Aim of the task =
The lines to extract run from the first line of the material below to the line containing "from matplotlib.lines import Line2D", both included; leave the pictures behind.
══ Data listing ══
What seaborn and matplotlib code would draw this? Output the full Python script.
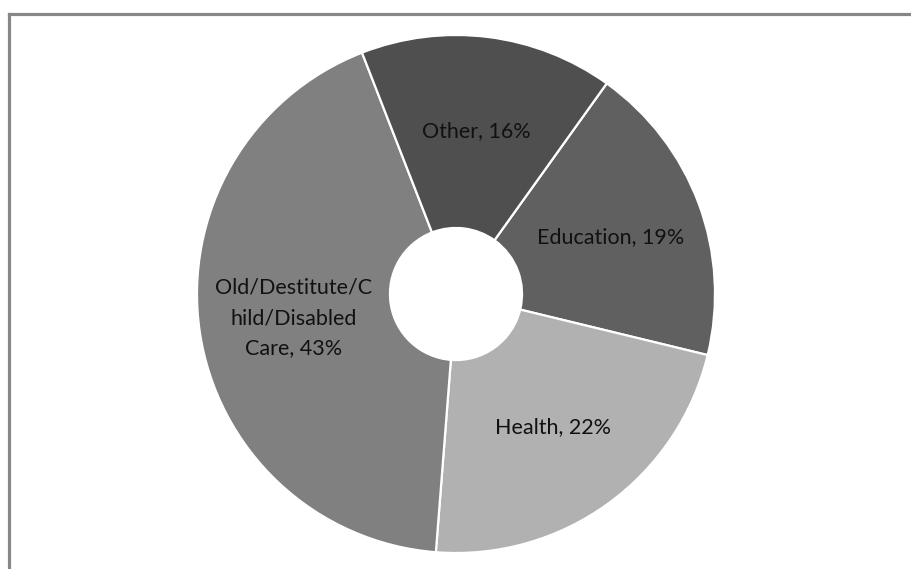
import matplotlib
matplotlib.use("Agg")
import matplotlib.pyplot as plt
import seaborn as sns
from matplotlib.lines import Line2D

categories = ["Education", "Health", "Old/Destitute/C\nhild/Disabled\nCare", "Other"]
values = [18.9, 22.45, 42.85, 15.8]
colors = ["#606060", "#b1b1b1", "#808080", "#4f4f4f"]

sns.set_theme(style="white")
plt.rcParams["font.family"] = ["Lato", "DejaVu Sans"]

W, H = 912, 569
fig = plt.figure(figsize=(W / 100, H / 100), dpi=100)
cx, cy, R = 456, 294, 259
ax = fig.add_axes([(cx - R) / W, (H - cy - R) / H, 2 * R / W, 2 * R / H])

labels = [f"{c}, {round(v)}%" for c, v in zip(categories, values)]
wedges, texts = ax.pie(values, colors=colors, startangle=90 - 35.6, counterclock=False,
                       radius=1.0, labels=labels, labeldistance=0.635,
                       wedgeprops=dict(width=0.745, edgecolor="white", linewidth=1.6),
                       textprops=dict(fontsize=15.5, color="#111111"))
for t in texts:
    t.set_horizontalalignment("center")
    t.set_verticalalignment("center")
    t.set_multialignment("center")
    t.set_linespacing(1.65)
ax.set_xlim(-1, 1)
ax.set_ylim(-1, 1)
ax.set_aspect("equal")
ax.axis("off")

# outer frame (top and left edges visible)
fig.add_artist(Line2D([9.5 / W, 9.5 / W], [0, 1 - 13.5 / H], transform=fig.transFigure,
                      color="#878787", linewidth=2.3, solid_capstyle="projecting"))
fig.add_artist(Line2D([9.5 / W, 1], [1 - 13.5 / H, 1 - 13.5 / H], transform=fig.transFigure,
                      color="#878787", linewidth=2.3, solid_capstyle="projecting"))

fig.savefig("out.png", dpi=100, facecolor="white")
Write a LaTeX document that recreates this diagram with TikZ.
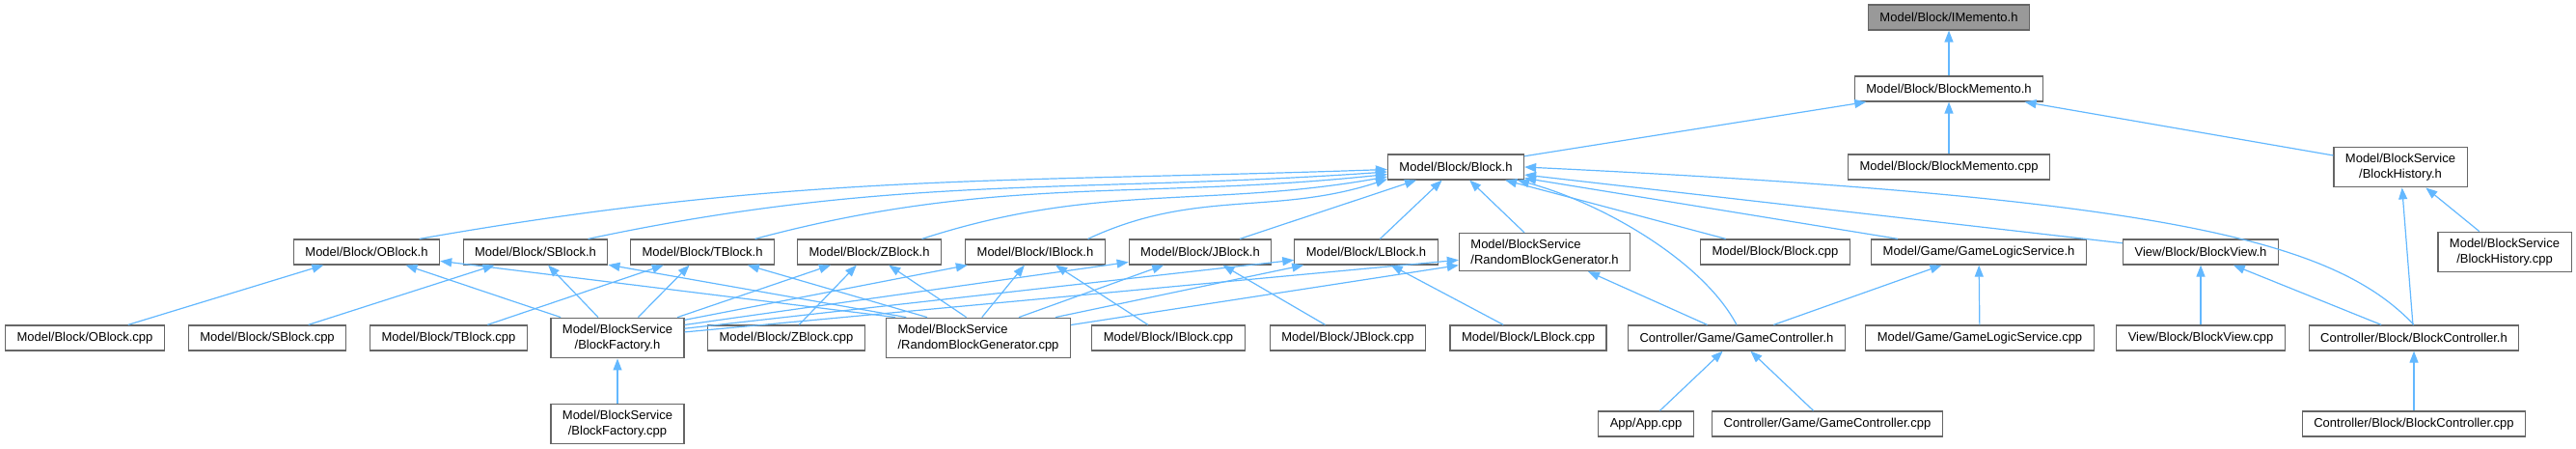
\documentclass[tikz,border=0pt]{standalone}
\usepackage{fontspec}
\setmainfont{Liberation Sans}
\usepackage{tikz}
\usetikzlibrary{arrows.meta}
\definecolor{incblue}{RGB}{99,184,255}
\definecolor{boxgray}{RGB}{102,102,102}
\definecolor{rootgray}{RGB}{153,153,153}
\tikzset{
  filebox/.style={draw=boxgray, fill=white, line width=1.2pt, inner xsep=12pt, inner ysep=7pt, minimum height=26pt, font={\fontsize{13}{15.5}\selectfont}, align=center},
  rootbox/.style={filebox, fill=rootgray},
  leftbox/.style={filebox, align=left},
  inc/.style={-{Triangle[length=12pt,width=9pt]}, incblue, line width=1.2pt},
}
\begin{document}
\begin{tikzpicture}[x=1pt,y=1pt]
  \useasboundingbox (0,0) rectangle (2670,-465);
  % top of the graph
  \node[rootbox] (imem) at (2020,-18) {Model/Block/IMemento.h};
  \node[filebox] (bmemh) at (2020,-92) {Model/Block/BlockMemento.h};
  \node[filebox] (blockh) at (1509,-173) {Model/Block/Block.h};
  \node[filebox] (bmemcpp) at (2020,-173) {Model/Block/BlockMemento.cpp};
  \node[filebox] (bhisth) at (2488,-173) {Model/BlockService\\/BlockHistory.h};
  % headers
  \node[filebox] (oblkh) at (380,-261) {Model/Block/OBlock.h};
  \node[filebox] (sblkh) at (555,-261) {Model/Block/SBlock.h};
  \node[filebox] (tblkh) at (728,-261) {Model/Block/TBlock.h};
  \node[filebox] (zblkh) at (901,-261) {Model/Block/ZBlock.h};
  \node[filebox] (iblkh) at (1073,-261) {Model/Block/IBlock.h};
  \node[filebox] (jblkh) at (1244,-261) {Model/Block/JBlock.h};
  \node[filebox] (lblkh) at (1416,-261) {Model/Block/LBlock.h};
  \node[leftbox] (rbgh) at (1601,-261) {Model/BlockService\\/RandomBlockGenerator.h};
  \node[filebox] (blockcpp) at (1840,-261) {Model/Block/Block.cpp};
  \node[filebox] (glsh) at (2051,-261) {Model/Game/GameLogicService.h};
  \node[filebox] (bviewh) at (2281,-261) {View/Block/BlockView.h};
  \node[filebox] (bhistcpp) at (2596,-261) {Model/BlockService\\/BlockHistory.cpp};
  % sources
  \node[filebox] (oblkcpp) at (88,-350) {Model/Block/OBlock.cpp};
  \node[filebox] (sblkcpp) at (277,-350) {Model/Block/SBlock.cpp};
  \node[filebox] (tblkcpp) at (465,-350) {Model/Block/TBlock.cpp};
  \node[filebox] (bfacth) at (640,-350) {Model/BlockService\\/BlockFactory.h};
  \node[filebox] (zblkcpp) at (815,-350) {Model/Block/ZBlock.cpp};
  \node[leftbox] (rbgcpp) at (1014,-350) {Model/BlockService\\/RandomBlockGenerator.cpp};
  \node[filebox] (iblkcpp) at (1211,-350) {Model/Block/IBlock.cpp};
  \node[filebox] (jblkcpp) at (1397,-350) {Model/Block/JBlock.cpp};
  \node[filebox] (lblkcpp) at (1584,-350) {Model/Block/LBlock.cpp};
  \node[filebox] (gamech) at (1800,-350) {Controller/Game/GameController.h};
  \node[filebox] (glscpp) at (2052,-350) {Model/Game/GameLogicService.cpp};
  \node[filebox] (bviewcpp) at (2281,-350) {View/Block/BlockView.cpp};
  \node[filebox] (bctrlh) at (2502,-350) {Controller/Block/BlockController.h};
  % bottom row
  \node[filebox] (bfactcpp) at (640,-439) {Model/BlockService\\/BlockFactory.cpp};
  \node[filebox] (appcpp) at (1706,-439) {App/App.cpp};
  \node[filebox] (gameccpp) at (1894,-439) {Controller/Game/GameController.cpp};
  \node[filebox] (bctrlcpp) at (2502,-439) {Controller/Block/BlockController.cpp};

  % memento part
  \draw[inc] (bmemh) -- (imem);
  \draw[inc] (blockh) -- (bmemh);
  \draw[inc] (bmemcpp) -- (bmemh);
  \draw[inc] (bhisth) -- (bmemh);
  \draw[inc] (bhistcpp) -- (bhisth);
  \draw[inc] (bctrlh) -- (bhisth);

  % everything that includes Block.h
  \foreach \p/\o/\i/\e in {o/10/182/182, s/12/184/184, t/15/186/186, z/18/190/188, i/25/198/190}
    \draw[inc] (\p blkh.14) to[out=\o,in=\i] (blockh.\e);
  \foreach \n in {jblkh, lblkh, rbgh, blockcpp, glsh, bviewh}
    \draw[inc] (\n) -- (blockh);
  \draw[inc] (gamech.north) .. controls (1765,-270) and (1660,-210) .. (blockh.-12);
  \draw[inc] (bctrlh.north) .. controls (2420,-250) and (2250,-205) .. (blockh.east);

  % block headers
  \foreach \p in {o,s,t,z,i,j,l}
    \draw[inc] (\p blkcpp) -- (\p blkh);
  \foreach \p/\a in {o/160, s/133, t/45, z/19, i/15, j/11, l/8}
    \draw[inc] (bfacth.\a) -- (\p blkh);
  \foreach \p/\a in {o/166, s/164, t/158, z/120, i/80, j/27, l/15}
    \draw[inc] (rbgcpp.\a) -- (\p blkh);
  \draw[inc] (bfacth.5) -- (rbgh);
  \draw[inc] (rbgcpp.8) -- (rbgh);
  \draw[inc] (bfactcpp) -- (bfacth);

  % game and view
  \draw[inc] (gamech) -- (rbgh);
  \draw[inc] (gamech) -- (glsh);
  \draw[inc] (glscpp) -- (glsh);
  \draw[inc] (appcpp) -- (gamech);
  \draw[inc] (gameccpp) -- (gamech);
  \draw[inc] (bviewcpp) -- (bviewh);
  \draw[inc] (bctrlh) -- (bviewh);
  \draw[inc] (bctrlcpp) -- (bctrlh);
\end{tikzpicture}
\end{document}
═══
Answer in full =
What seaborn and matplotlib code would draw this? Output the full Python script.
import matplotlib
matplotlib.use("Agg")
import matplotlib.pyplot as plt
import seaborn as sns
from matplotlib.lines import Line2D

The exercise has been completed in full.